Full Report for Listed Buildings
The list description is not intended to be a complete inventory of what is listed: it is principally intended to aid identification. By law, the definition of a listed building includes the entire building (i) and any structure or object that is fixed to the said building and ancillary to it and (ii) any other structure or object that forms part of the land and has done so since before 1 July 1948, and was within the curtilage of the building, and ancillary to it, on the date on which said building was first included in the list, or on 1 January 1969, whichever was later.
Date of Designation
29/07/1998
Date of Amendment
29/07/1998
Name of Property
Hawk House in the E Garden
Unitary Authority
Wrexham
Location
The building stands on a slightly elevated platform overlooking the lower lawns of the E garden of Chirk Castle.
Broad Class
Gardens, Parks and Urban Spaces
History
The first building on this site was a greenhouse designed by Joseph Turner in 1776-1778. It was considerably altered or rebuilt as a heated conservatory by Henry Weeks of Chelsea to the design of E W Pugin in 1854, and was radically rebuilt again by Lord Howard de Walden as a mews or hawk house in c1912, retaining Pugin's central bow-fronted plan.
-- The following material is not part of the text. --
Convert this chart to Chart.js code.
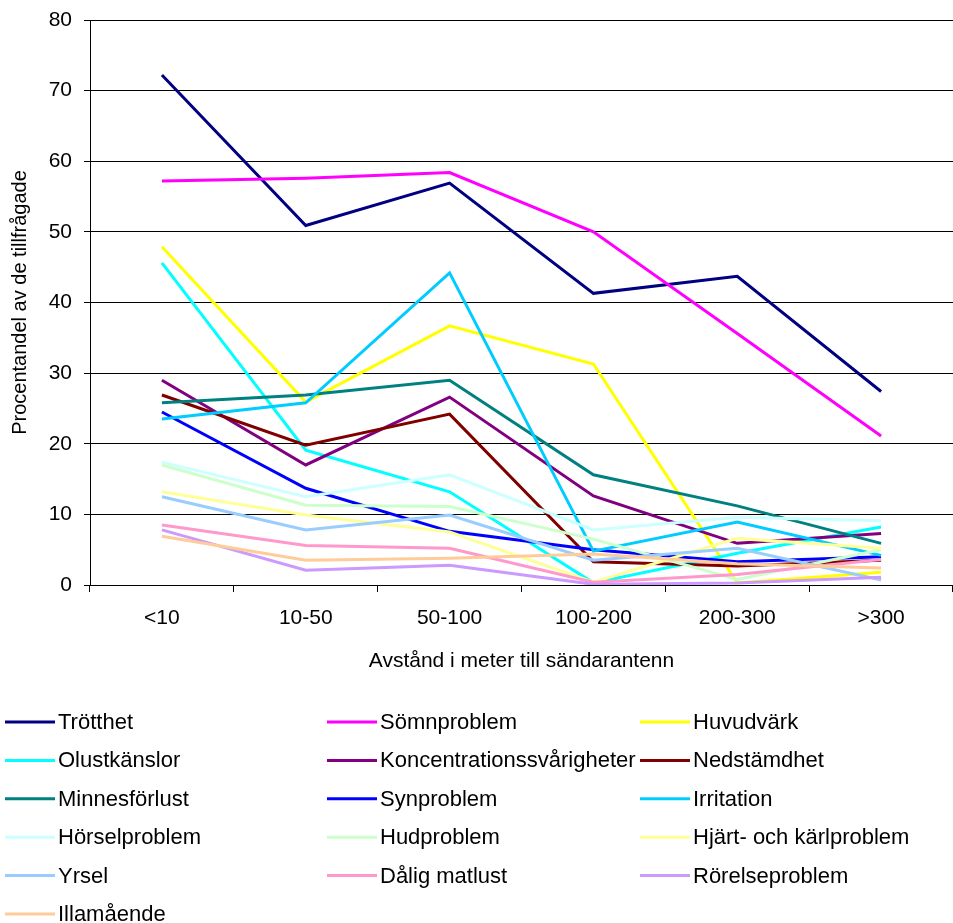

It was rethatched after a fire in 1977.
Exterior
The hawk house is of stained wood, with a thatched roof, renewed in 1981. It is of 3 bays with a central bowed front, the roof supported on a series of timber posts joined by a high-set transom. Timber slatted ceiling. At the centre, set back from the front, a weatherboarded storeroom with a door and side windows. In the deep bays each side are boarded seats. Stone flagged floor.
Reason for designation
Included as an unusual and well placed garden feature in a rustic idiom set in the C18 gardens of Chirk Castle.